If you want to "reset" all settings without creating a new preprocessing object manually just create a copy of the existent one:
p2 = copy(p);
mp = copy(m);
p2.apply(mp)
show(mean(m))
show(mean(mp))
Variables
Height Weight Hairleng Shoesize Age
------- ------- --------- --------- -----
Mean 182 78.2 -0.875 43.4 37.8
Variables
Height Weight Hairleng Shoesize Age
------- ------- --------- --------- ----
Mean 0 0 0 0 0
Correction of spectral baseline
Baseline correction methods so far include Standard Normal Variate (SNV), Multiplicative Scatter Correction (MSC) and baseline correction with Asymmetric Least Squares.
SNV is a very simple procedure aiming first of all to remove additive and multiplicative scatter effects from Vis/NIR spectra. It is applied to every individual spectrum by subtracting its average and dividing its standard deviation from all spectral values. Here is an example:
% load UV/Vis spectra from Simdata
load('simdata')
% create a preprocessing object
p = prep();
p.add('snv')
% create a copy of spectra and apply preprocessing
pspectra = copy(spectra);
p.apply(pspectra)
% show the results
figure
subplot 211
plot(spectra)
title('Original spectra')
subplot 212
plot(pspectra)
title('After SNV correction')
Multiplicative Scatter Correction does the same as SNV but in a different way. First it calculates a mean spectrum for the whole set (mean spectrum can be also provided as an extra argument). Then, for each individual spectrum, it makes a line fit for the spectral values and the mean spectrum. The coefficients of the line, intercept and slope, are used to correct the additive and multiplicative effects correspondingly.
% create a preprocessing object
p = prep();
p.add('msc');
% create a copy of spectra and apply preprocessing
pspectra = copy(spectra);
p.apply(pspectra);
% show the result
figure
subplot 211
plot(spectra)
title('Original spectra')
subplot 212
plot(pspectra)
title('After MSC transformation')
The ALS baseline correction is very useful for removing baseline issues in spectroscopic data with relatively narrow peaks, such as Raman, IR and similar. The method has two parameters — smoothness (s, default 100000) and penalty (p, default 0.1). In the code below we generate a signal with four narrow peaks and baseline shape as a quadratic polynomial and use the ALS approach to "correct" the baseline.
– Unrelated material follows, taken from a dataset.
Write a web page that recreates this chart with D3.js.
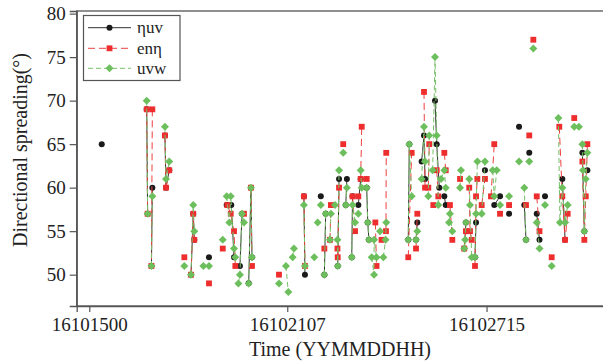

% function for normal distribution PDF
npdf = @(x, m, s)(1/sqrt(2 * pi * s^2) * exp(-(x - m).^2/(2 * s^2)));
% generate signal
x = 1:3000;
y = -((x - 1500) / 100).^2 + 200;
y = y + npdf(x, 150, 10) * 10000;
y = y + npdf(x, 550, 20) * 10000;
y = y + npdf(x, 1550, 30) * 10000;
y = y + npdf(x, 2000, 20) * 10000;
y = mdadata(y);
% create three preprocessing objects
p1 = prep(); p1.add('alsbasecorr', 100000, 0.1);
p2 = prep(); p2.add('alsbasecorr', 100000, 0.01);
p3 = prep(); p3.add('alsbasecorr', 1000000, 0.01);
% apply preprocessing to copies of the signal
py1 = copy(y);
p1.apply(py1);
py2 = copy(y);
p2.apply(py2);
py3 = copy(y);
p3.apply(py3);
% show results
figure
subplot 221
plot(y)
ylim([-100 500])
title('Original data')
subplot 222
plot(py1)
ylim([-100 500])
subplot 223
plot(py2)
ylim([-100 500])
subplot 224
plot(py3)
ylim([-100 500])
Smoothing and derivatives
Savitzky-Golay filter is used to smooth signals and calculate derivatives. The filter has three arguments: a derivative order (d
), a width of the filter (w
), and a polynomial degree (p
). If the derivative order is zero (default value) then only smoothing will be performed. Below are some examples of using this filter for the Simdata spectra with added random noise.
load('simdata')
% add random noise to the spectra
nspectra = spectra + 0.025 * randn(size(spectra));
% create two objects for preprocessing
p1 = prep();
p1.add('savgol', 0, 15, 1);
p2 = prep();
p2.add('savgol', 1, 15, 1);
% apply the preprocessing
sspectra = copy(nspectra);
p1.apply(sspectra);
dspectra = copy(nspectra);
p2.apply(dspectra);
% show results
figure
subplot 221
plot(spectra)
title('Original')
subplot 222
plot(npectra)
title('With nose added')
subplot 223
plot(sspectra)
title('After smoothing')
subplot 224
plot(dspectra)
title('Smoothing and 1st derivative')
Mathematical functions
Any math function, such as for example power or logarithm can also become a part of a preprocessing object. The general syntax is following:
obj.add('math', @fun, param1, param2, ...)
Here @fun
is a function handle and all parameters are optional. Here is a simple example:
p = prep();
p.add('math', @log);
p.add('math', @power, 1.5);
show(p)
Preprocessing ("prep") object
methods included: 2
1. math (Mathematical function: log)
2. math (Mathematical function: power)
Use "obj.add(name, properties)" to add a new method.
Use "obj.remove(n)" to remove a method from the list.
See "help prep" for list of available methods.
x = 1:5
y = p.apply(x);
disp(y)
0 0.5771 1.1515 1.6322 2.0418